Decision matrix: choose the right camera by need
| Buyer need | Best fit | Why it works |
|---|---|---|
| Renters | Wireless battery camera | Easy to install, easy to remove, minimal commitment |
| Privacy-first buyers | No-subscription camera with local storage | Lower recurring costs and less cloud dependence |
| Driveway or front-yard monitoring | Wired floodlight or PoE camera | Stable power and better coverage for frequent activity |
| Nighttime package monitoring | Spotlight or floodlight camera | Improves detail and deterrence after dark |
| Low-maintenance homeowners | Hardwired outdoor camera | No battery charging and more consistent operation |
| Budget-conscious shoppers | Local-storage camera without subscription | Reduces total cost over time |
Wireless vs wired security camera: which is better?
The wired vs wireless security camera question comes down to convenience versus consistency. Wireless is easier to install. Wired is usually easier to live with.
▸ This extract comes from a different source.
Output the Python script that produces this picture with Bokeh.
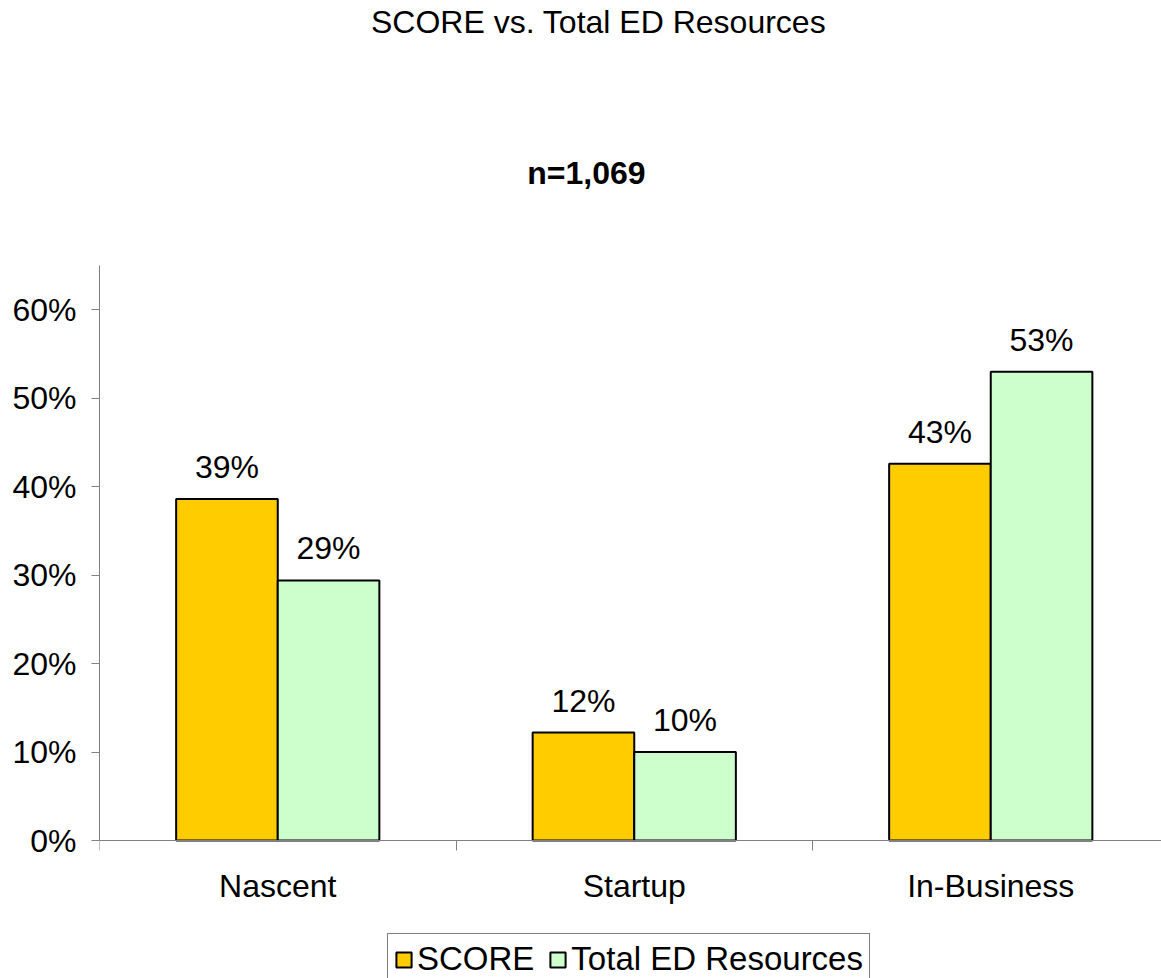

Wireless cameras win for renters and fast installations, while wired systems are stronger for long-term reliability and continuous coverage.
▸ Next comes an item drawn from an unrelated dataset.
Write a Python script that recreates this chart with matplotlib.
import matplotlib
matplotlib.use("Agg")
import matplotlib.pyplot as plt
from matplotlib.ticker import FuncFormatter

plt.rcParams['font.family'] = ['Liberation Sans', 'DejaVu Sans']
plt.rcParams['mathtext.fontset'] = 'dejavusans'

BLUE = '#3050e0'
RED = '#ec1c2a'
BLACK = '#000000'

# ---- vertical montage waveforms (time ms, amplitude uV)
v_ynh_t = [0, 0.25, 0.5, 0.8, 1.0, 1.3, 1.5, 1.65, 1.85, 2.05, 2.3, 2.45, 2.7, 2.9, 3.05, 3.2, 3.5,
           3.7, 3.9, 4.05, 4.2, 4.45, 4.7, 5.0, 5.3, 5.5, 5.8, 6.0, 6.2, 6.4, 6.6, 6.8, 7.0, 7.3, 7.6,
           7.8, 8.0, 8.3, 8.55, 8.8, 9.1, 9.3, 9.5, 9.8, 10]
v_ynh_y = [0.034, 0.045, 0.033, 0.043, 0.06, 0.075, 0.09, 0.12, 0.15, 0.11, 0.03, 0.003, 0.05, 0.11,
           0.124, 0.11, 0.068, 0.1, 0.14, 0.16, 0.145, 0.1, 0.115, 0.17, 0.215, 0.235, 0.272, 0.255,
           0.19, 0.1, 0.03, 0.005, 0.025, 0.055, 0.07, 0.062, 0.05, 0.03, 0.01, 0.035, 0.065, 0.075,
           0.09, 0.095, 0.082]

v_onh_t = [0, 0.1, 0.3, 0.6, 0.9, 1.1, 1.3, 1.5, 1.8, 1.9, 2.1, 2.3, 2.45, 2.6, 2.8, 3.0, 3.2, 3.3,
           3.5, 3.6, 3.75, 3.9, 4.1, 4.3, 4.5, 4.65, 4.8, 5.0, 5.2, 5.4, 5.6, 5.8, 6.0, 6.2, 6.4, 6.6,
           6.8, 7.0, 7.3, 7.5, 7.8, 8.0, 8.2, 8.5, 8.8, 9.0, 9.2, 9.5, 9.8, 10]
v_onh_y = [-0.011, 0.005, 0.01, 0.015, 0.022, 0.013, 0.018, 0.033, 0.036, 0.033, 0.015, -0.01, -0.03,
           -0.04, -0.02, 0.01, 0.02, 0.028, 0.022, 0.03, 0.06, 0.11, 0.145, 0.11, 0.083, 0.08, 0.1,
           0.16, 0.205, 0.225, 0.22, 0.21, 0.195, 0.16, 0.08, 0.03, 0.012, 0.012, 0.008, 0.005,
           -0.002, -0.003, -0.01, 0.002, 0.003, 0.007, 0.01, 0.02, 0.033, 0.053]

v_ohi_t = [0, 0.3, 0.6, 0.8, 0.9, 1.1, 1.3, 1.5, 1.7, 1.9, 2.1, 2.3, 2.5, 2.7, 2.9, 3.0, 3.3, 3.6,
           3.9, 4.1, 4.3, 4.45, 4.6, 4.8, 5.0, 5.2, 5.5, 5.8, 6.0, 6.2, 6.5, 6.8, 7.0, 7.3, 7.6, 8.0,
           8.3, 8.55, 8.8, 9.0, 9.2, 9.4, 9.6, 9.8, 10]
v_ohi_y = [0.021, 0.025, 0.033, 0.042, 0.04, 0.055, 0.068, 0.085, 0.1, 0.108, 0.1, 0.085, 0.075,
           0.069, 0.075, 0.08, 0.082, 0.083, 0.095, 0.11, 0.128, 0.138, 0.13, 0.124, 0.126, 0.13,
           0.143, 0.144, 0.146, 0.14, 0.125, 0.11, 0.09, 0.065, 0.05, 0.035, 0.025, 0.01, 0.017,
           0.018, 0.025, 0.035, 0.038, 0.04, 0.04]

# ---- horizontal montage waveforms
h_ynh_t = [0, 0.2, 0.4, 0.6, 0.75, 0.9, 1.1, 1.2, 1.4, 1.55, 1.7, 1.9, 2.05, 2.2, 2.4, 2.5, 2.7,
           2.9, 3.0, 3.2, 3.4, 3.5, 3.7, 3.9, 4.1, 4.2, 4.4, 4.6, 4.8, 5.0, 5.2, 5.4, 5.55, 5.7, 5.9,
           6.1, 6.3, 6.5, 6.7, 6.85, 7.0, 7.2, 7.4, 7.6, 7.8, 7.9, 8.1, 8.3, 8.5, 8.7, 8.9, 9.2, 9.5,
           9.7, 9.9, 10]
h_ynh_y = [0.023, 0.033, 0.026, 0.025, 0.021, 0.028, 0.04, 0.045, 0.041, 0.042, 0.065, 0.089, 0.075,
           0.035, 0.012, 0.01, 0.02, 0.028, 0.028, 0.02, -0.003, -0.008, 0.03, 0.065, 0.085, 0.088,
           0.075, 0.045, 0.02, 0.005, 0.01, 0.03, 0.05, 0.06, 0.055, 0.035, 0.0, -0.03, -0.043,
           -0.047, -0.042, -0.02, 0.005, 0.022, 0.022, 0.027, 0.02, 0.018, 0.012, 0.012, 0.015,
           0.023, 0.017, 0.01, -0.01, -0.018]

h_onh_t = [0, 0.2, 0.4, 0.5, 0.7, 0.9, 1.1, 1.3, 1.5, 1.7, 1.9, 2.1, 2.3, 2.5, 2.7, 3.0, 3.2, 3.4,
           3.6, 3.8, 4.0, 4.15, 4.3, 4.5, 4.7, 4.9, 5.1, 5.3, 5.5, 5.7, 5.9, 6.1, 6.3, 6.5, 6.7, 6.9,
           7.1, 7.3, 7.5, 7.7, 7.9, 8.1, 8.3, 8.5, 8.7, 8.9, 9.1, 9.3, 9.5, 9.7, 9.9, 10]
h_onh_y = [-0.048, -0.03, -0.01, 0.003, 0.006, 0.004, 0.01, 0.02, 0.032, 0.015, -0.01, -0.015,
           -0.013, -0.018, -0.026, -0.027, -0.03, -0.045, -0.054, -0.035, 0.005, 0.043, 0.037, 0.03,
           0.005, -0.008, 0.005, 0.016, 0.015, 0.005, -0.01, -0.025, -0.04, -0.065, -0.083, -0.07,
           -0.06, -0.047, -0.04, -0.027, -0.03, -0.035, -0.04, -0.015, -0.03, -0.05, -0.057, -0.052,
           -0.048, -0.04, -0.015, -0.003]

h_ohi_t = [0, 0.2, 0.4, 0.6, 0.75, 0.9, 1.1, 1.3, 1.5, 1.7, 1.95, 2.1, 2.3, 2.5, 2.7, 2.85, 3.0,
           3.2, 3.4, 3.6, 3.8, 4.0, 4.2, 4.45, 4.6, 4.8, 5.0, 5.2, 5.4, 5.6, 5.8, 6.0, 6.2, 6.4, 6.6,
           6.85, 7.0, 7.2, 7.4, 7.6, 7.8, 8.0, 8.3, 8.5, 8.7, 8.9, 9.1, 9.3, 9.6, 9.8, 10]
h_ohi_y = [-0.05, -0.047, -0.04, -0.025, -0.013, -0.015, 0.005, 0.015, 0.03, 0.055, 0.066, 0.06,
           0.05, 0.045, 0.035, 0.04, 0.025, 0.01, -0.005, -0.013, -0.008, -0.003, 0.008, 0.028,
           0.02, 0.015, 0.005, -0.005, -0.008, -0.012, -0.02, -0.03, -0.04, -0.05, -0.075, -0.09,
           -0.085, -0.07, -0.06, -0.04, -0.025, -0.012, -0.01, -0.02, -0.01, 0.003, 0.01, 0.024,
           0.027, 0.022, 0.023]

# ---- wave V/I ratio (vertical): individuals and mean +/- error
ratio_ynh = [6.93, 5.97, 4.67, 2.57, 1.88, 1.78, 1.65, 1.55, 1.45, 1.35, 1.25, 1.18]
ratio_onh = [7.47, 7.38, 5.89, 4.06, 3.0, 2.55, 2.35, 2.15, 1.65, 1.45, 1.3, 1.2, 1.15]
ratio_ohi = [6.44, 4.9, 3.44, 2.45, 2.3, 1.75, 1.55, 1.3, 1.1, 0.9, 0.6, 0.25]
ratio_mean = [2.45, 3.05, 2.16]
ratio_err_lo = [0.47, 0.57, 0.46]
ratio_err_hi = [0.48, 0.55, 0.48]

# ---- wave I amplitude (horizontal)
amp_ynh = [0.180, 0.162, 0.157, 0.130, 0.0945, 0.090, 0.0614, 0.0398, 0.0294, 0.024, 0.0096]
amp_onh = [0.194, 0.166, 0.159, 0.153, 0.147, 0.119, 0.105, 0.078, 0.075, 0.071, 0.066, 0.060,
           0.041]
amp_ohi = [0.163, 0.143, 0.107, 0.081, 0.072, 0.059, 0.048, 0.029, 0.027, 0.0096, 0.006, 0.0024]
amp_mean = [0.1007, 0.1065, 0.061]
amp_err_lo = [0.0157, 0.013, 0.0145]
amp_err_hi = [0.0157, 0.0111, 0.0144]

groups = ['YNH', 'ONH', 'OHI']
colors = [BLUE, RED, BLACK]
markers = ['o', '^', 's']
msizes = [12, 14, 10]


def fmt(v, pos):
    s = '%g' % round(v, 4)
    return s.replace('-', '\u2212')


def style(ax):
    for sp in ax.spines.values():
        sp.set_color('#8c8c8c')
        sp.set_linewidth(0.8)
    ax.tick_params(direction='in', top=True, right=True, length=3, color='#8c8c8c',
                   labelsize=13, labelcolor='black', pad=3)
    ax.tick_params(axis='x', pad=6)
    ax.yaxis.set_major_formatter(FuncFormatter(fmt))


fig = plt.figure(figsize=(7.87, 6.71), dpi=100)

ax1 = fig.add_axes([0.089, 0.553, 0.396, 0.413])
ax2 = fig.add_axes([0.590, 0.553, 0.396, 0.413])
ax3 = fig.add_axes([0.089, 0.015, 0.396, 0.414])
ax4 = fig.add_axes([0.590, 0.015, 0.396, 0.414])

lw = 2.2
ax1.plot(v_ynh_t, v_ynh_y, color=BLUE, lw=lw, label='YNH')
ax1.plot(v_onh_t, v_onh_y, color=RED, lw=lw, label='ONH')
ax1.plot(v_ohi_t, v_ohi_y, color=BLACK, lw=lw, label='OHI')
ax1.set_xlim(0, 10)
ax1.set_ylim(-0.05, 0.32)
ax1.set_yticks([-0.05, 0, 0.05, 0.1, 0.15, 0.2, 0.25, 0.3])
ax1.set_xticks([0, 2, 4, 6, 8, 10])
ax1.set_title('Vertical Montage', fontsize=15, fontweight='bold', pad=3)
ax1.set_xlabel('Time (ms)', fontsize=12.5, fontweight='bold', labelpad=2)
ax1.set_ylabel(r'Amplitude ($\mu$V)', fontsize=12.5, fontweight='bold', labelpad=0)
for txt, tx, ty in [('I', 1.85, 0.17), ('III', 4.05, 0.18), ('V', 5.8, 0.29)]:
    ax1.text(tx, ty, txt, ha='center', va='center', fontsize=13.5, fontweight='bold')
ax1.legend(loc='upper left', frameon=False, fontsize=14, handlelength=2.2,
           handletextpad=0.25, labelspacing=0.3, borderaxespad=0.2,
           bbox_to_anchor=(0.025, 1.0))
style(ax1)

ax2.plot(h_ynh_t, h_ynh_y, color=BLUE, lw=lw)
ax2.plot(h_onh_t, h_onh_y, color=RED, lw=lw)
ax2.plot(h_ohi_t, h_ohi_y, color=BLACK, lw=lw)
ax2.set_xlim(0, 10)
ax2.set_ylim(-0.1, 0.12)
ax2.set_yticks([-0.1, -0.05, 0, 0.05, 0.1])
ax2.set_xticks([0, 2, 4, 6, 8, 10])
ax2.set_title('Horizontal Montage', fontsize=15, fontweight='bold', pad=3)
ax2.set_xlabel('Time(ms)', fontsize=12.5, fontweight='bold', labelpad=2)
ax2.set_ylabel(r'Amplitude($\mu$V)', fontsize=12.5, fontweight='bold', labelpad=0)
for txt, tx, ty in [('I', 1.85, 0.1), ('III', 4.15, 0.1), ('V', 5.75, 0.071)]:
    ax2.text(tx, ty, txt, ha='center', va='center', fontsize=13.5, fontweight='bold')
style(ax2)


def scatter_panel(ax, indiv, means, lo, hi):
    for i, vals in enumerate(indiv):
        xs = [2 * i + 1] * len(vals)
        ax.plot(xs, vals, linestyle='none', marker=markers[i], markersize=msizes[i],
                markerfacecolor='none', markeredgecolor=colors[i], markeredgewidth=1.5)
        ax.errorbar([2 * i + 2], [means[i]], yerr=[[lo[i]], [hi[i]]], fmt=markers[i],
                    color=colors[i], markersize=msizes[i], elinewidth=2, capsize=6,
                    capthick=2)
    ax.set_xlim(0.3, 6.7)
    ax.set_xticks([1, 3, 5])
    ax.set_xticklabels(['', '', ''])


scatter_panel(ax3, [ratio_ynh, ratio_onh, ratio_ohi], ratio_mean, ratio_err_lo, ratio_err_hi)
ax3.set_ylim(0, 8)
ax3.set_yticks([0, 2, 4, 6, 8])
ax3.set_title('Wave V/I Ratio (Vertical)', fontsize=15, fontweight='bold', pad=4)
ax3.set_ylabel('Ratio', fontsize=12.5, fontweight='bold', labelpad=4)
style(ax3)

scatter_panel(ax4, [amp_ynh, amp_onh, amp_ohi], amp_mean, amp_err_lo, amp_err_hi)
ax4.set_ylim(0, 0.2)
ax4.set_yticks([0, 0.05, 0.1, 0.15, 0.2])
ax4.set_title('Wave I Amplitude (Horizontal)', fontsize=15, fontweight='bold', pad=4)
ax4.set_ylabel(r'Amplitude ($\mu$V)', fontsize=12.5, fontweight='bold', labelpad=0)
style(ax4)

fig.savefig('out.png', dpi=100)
Choose wireless if you want:
- Fast DIY security camera installation
- Flexible placement
- Simple seasonal repositioning
Choose wired if you want:
- Fewer battery concerns
- More stable power
- More dependable performance in high-traffic areas
If your goal is the best outdoor security camera for the next five years, not just the next five minutes, think about maintenance as much as setup.
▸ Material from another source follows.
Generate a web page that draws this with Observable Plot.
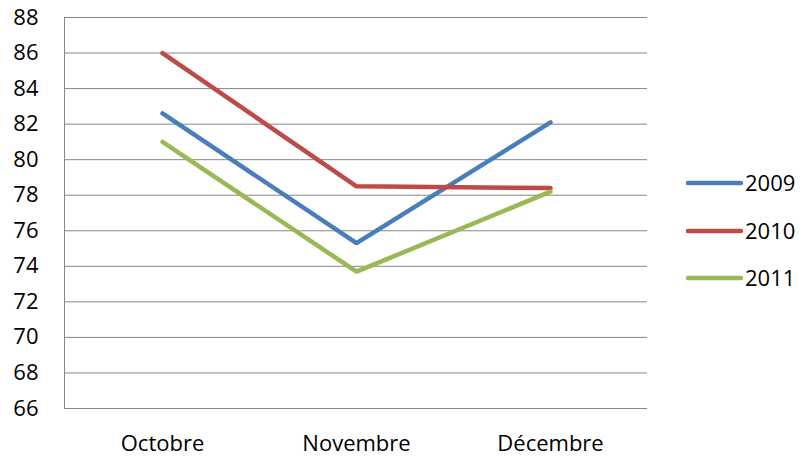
<!DOCTYPE html>
<html>
<head>
<meta charset="utf-8">
<script src="https://cdn.jsdelivr.net/npm/d3@7"></script>
<script src="https://cdn.jsdelivr.net/npm/@observablehq/plot@0.6"></script>
<style>
  html, body { margin: 0; padding: 0; background: #fff; }
  #wrap { position: relative; width: 802px; height: 456px; }
  #legend { position: absolute; left: 0; top: 0; }
</style>
</head>
<body>
<div id="wrap"></div>
<script>
const months = ["Octobre", "Novembre", "Décembre"];
const years = ["2009", "2010", "2011"];
const v2009 = [82.6, 75.3, 82.1];
const v2010 = [86.0, 78.5, 78.4];
const v2011 = [81.0, 73.7, 78.2];
const colors = ["#4A7EBB", "#BE4B48", "#98B954"];
const yTicks = [66, 68, 70, 72, 74, 76, 78, 80, 82, 84, 86, 88];

const series = [v2009, v2010, v2011];
const data = [];
years.forEach((yr, i) => months.forEach((m, j) => data.push({year: yr, month: m, value: series[i][j]})));

const W = 802, H = 456;
const mL = 64, mR = 155, mT = 17, mB = 48;

const chart = Plot.plot({
  width: W, height: H,
  marginLeft: mL, marginRight: mR, marginTop: mT, marginBottom: mB,
  style: {fontFamily: "'Open Sans', sans-serif", fontSize: "22px", color: "#000", background: "#fff"},
  x: {type: "point", domain: months, padding: 0.5, label: null},
  y: {domain: [66, 88], label: null},
  color: {domain: years, range: colors},
  marks: [
    Plot.gridY(yTicks.filter(t => t > 66), {stroke: "#878787", strokeOpacity: 1, strokeWidth: 1}),
    Plot.ruleY([66], {stroke: "#878787", strokeWidth: 1}),
    (index, scales, values, dims) => {
      const g = d3.create("svg:g");
      g.append("line")
        .attr("x1", dims.marginLeft + 0.5).attr("x2", dims.marginLeft + 0.5)
        .attr("y1", dims.marginTop).attr("y2", dims.height - dims.marginBottom + 0.5)
        .attr("stroke", "#878787").attr("stroke-width", 1);
      return g.node();
    },
    Plot.axisY({ticks: yTicks, tickSize: 0, tickPadding: 26, fontSize: 22, label: null}),
    Plot.axisX({tickSize: 0, tickPadding: 27, fontSize: 22, label: null}),
    Plot.line(data, {x: "month", y: "value", z: "year", stroke: "year", strokeWidth: 4.5, strokeLinecap: "round", strokeLinejoin: "miter"})
  ]
});

const wrap = document.getElementById("wrap");
wrap.appendChild(chart);

// Legend overlay
const legend = d3.select(wrap).append("svg")
  .attr("id", "legend").attr("width", W).attr("height", H);
const rowY = [183, 231, 278];
years.forEach((yr, i) => {
  const g = legend.append("g");
  g.append("line")
    .attr("x1", 688).attr("x2", 741).attr("y1", rowY[i]).attr("y2", rowY[i])
    .attr("stroke", colors[i]).attr("stroke-width", 4.5).attr("stroke-linecap", "round");
  g.append("text")
    .attr("x", 745).attr("y", rowY[i]).attr("dy", "0.36em")
    .attr("font-family", "'Open Sans', sans-serif").attr("font-size", 22).attr("fill", "#000")
    .text(yr);
});
</script>
</body>
</html>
Installation and placement tips that improve every camera
Even the best hardware can disappoint if it is mounted badly. Good placement helps with facial detail, reduces false alerts, and improves both day and night footage. Mount cameras high enough to avoid tampering, but not so high that they only capture the tops of heads. Aim them toward entry points, not the street, unless street coverage is your goal.
Practical security camera placement tips include:
- Cover the path people use to approach the door
- Keep the lens clear of gutters, eaves, and glare
- Avoid pointing directly at strong lights
- Test the camera from a visitor’s perspective
- Check local rules about recording public or neighbor-facing areas
If you want a bigger picture plan for your property, our guide on How Many Cameras Does a Home Actually Need? A Room-by-Room CCTV Planning Guide can help you map coverage before you buy.
Recommended buying priorities by scenario
Use this simplified checklist to choose the right model faster:
- Best for renters: battery-powered wireless camera with local storage
- Best for privacy: no-subscription camera with local recording
- Best for night use: floodlight or spotlight camera with strong low-light performance
- Best for busy driveways: wired or PoE camera with smart detection
- Best for low upkeep: hardwired camera with dependable app controls
- Best budget long-term buy: a camera that avoids mandatory cloud fees
Final thoughts
The best outdoor camera is the one that matches your actual use case, not the one with the longest spec sheet. For many households, that means a wireless model for easy DIY setup. For others, it means a wired or PoE camera that gives better reliability and fewer battery chores. If privacy and cost matter most, a no-subscription model with local storage is often the smartest move. If night visibility is the priority, focus on low-light performance and placement before you chase the highest resolution.
In short, the strongest contenders for the best security cameras outdoors are the ones that balance image quality, storage choice, installation effort, and total ownership cost. Once you know which tradeoffs matter most, the right camera becomes much easier to spot.